Some areas may experience what happened recently with electric prices. Public relation firms have learned to tell their clients in such cases, it’s better just to get it over with through one big price shock rather than stringing it out in increments which enrages customers even more.
For example, as Verizon expands fiber to the curb (FIOS), it is cutting the copper cable behind them so customers cannot get DSL broadband service or traditional voice grade telephone service. This is similar to what Cable TV does when it degrades basic service in order to force customers up the tier to the more expensive service packages.
The only “competition” going on is between the duopolies, as when the phone companies recently won the legal right to provide digital movies over DSL lines in competition with cable.
The particular tactic of cutting the copper cable by Verizon deserves special attention: Verizon’s FIOS depends on general electricity service at the premises while the old-fashioned copper line has its own small supply of electric current.
How stunningly stupid can this be in light of the unending stream of warnings of security threats from all sides, including earthquakes and bad weather. With only FIOS, when the electricity goes out so do the communications that depend on FIOS. If the copper wire were left intact, it would provide a reliable source of communication independent of electrical outages.
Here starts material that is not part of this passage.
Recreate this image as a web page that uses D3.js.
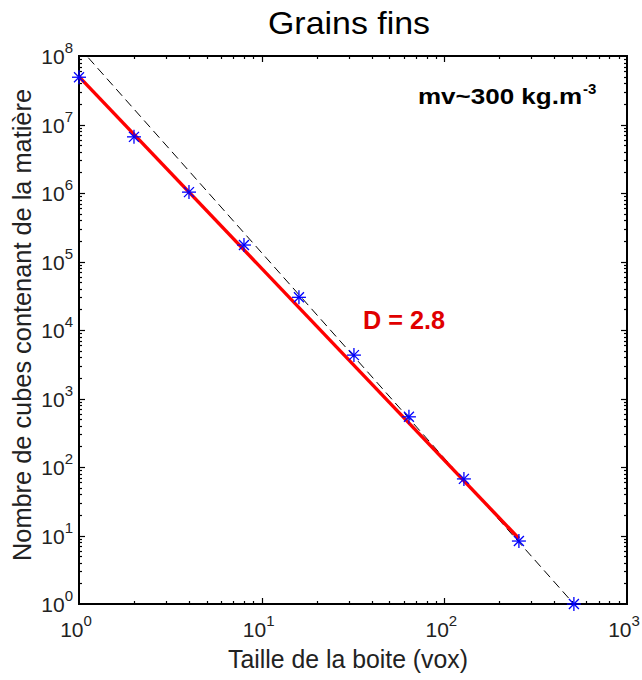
<!DOCTYPE html>
<html><head><meta charset="utf-8">
<script src="https://cdn.jsdelivr.net/npm/d3@7"></script>
<style>body{margin:0;background:#fff}svg{display:block}text{font-family:Arial,"Liberation Sans",sans-serif}</style>
</head><body>
<script>
// Data
const boxSizes = [1, 2, 4, 8, 16, 32, 64, 128, 256, 512];
const cubeCounts = [4.9e7, 6.6e6, 1.03e6, 1.74e5, 3.0e4, 4.3e3, 5.4e2, 67, 8.3, 1];
const fitD = 2.8, fitK = 5e7, fitRange = [1, 256];
const refD = 3, refL = 512, refRange = [1, 512];
const xTickExps = [0, 1, 2, 3];
const yTickExps = [0, 1, 2, 3, 4, 5, 6, 7, 8];
const titleText = "Grains fins";
const xLabel = "Taille de la boite (vox)";
const yLabel = "Nombre de cubes contenant de la matière";
const densityText = "mv~300 kg.m";
const densityExp = "-3";
const dText = "D = 2.8";

const W = 642, H = 680;
const m = {left: 79, right: 627, top: 56, bottom: 604};
const svg = d3.select("body").append("svg").attr("width", W).attr("height", H);

const x = d3.scaleLog().domain([1, 1000]).range([m.left, m.right]);
const y = d3.scaleLog().domain([1, 1e8]).range([m.bottom, m.top]);

svg.append("clipPath").attr("id", "clip").append("rect")
  .attr("x", m.left).attr("y", m.top).attr("width", m.right - m.left).attr("height", m.bottom - m.top);

const g = svg.append("g");
function minorVals(exps) {
  const out = [];
  for (let i = 0; i < exps.length - 1; i++) for (let k = 2; k <= 9; k++) out.push(k * Math.pow(10, exps[i]));
  return out;
}
const xMinor = minorVals(xTickExps), yMinor = minorVals(yTickExps);
const xMajor = xTickExps.map(e => Math.pow(10, e)), yMajor = yTickExps.map(e => Math.pow(10, e));
const tickG = g.append("g").attr("stroke", "#000").attr("stroke-width", 1.2);
[[xMinor, 3], [xMajor.slice(1, -1), 6]].forEach(([vals, len]) => {
  vals.forEach(v => {
    const px = Math.round(x(v)) + 0.5;
    tickG.append("line").attr("x1", px).attr("x2", px).attr("y1", m.bottom).attr("y2", m.bottom - len);
    tickG.append("line").attr("x1", px).attr("x2", px).attr("y1", m.top).attr("y2", m.top + len);
  });
});
[[yMinor, 3], [yMajor.slice(1, -1), 6]].forEach(([vals, len]) => {
  vals.forEach(v => {
    const py = Math.round(y(v)) + 0.5;
    tickG.append("line").attr("y1", py).attr("y2", py).attr("x1", m.left).attr("x2", m.left + len);
    tickG.append("line").attr("y1", py).attr("y2", py).attr("x1", m.right).attr("x2", m.right - len);
  });
});
g.append("rect").attr("x", m.left).attr("y", m.top).attr("width", m.right - m.left).attr("height", m.bottom - m.top)
  .attr("fill", "none").attr("stroke", "#000").attr("stroke-width", 2);

// tick labels
xTickExps.forEach(e => {
  const t = svg.append("text").attr("x", x(Math.pow(10, e)) - 3).attr("y", 637).attr("text-anchor", "middle")
    .attr("font-size", 21).attr("fill", "#222");
  t.append("tspan").text("10");
  t.append("tspan").attr("dy", -11).attr("font-size", 15).text(e);
});
yTickExps.forEach(e => {
  const t = svg.append("text").attr("x", 73).attr("y", y(Math.pow(10, e)) + 8).attr("text-anchor", "end")
    .attr("font-size", 21).attr("fill", "#222");
  t.append("tspan").text("10");
  t.append("tspan").attr("dy", -11).attr("font-size", 15).text(e);
});

// lines
const plot = svg.append("g").attr("clip-path", "url(#clip)");
const line = d3.line().x(d => x(d[0])).y(d => y(d[1]));
const refPts = refRange.map(s => [s, Math.pow(refL / s, refD)]);
plot.append("path").attr("d", line(refPts)).attr("fill", "none").attr("stroke", "#000")
  .attr("stroke-width", 1).attr("stroke-dasharray", "9,5");
const fitPts = fitRange.map(s => [s, fitK * Math.pow(s, -fitD)]);
svg.append("path").attr("d", line(fitPts)).attr("fill", "none").attr("stroke", "#ff0000").attr("stroke-width", 3.4);

// markers
const r = 7, rd = 5;
const mk = svg.append("g").attr("stroke", "#0000ff").attr("stroke-width", 1.3);
boxSizes.forEach((s, i) => {
  const cx = x(s), cy = y(cubeCounts[i]);
  mk.append("line").attr("x1", cx - r).attr("x2", cx + r).attr("y1", cy).attr("y2", cy);
  mk.append("line").attr("x1", cx).attr("x2", cx).attr("y1", cy - r).attr("y2", cy + r);
  mk.append("line").attr("x1", cx - rd).attr("x2", cx + rd).attr("y1", cy - rd).attr("y2", cy + rd);
  mk.append("line").attr("x1", cx - rd).attr("x2", cx + rd).attr("y1", cy + rd).attr("y2", cy - rd);
});

// annotations
svg.append("text").attr("x", 363).attr("y", 329).attr("font-size", 25).attr("font-weight", "bold")
  .attr("fill", "#e00000").attr("textLength", 82).attr("lengthAdjust", "spacingAndGlyphs").text(dText);
svg.append("text").attr("x", 418).attr("y", 104).attr("font-size", 22).attr("font-weight", "bold").attr("fill", "#000")
  .attr("textLength", 164).attr("lengthAdjust", "spacingAndGlyphs").text(densityText);
svg.append("text").attr("x", 583).attr("y", 94).attr("font-size", 15).attr("font-weight", "bold").attr("fill", "#000").text(densityExp);

// title & labels
svg.append("text").attr("x", 349).attr("y", 34).attr("text-anchor", "middle").attr("font-size", 32).attr("fill", "#000")
  .attr("textLength", 162).attr("lengthAdjust", "spacingAndGlyphs").text(titleText);
svg.append("text").attr("x", 348).attr("y", 668).attr("text-anchor", "middle").attr("font-size", 25).attr("fill", "#222")
  .attr("textLength", 240).attr("lengthAdjust", "spacingAndGlyphs").text(xLabel);
svg.append("text").attr("transform", "translate(31,325) rotate(-90)").attr("text-anchor", "middle")
  .attr("font-size", 25).attr("fill", "#222")
  .attr("textLength", 472).attr("lengthAdjust", "spacingAndGlyphs").text(yLabel);
</script>
</body></html>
So while Homeland Security uses the phone company to spy on you, it stands idly by as it cuts a perfectly good back-up line for emergency communication service available at a ZERO COST to Verizon and the customer because it’s already there.
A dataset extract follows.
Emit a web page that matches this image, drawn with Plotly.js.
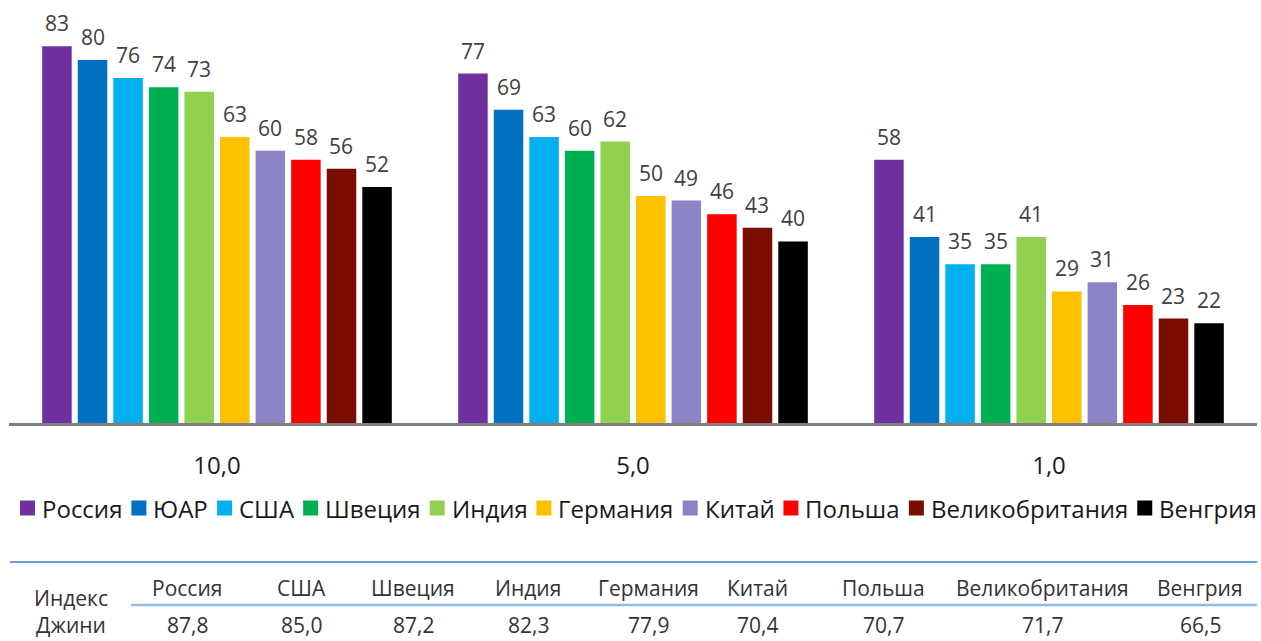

American internet providers will continue to squeeze the hell out of consumers and make them pay top dollar until the internet slows to a halt.
AT&T and Verizon should be forced to pay every American a $2000 refund for the tax-payer money they pocketed, for a fiber-optic network in American cities they never delivered.
http://www.muniwireless.com/article/articleview/5011
If cheap broadband was widely available (not just downstream, but upstream), you’d see much more innovation on the web. Software developers work with the constraints they are given, and a lack of bandwidth is a huge constraint.
If everywhere had fiber, you’d see a tons of new apps that utilize it. For starters, there would be free video-teleconferencing services, VoIP would actually be a lot cheaper allowing real competition with cellphones and land-lines, games and other media could use the bandwidth for more interactive experiences, and people would be able to use the increased upstream to share live-video with their peers (independent media like Commondreams could benefit by doing things like live-sharing of independent news reports etc.)
The possibilities are endless, and haven’t even been imagined yet because it’s widely accepted that everyone everywhere (not just America) will always have low-speed internet. Every country seems to subscribe to the belief that a major Telecom should control the infrastructure and have a natural monopoly on communication lines. The only exception is the U.S. takes this to the extreme by giving hand-outs and subsidies while simultaneously deregulating until no one can afford even reasonable speeds. If it wasn’t for politics we’d be living in a technological utopia.
In my area- central Iowa, cable modem access has cost $60/month for several years now. The good news is that speed and reliability have been steadily increasing over time.
When I first got a cable modem in the late 90’s, I could get download speeds of about 30-50k/second. Now, I get download speeds of 400-700k/second.
Still, it would be nice if it were cheaper.